Sun Picture Gardens, Open-air cinema in Broome, Australia
Sun Picture Gardens is an open-air cinema in Broome, a coastal town in the far north of Western Australia, where films are screened on a large outdoor screen in front of rows of deck chairs. The site is registered as a State heritage place and continues to operate as a working movie theater year-round.
The cinema opened in 1916 and showed silent films to the local community in the early years of its operation. In 1933, the first sound film was screened there, marking a shift that brought the venue in line with how movies were being presented around the world at the time.
The name Sun Picture Gardens comes from the idea of watching pictures, meaning films, outdoors under the sun, which was simply how people in Broome went to the cinema for generations.

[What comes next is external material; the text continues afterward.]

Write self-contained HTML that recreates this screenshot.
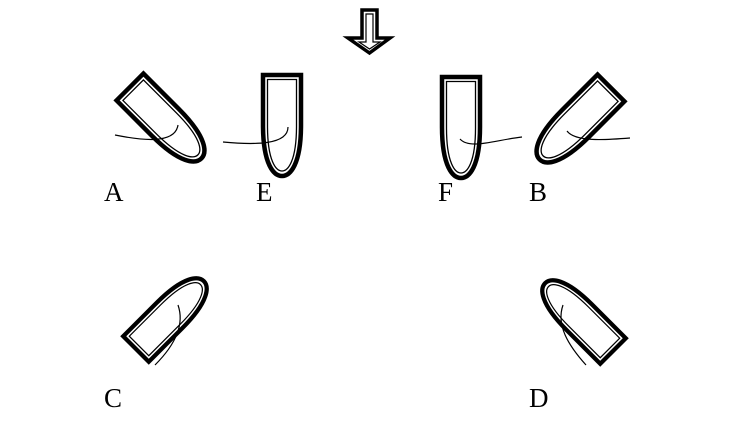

Today, visitors still sit in rows of deck chairs under the open sky, giving the evening a relaxed, communal feel that sets it apart from any indoor theater.
Getting there early is a good idea to choose a good seat, since seating is general admission and the deck chairs fill up on busier nights. Because screenings take place outside, it is worth bringing a light jacket or a blanket for the later part of the evening when the air cools down.
Sun Picture Gardens holds a Guinness World Record as the oldest continuously operating outdoor cinema in the world, without any interruption to its screenings since 1916. That means visitors today are sitting in a venue that has been showing films non-stop for over a century.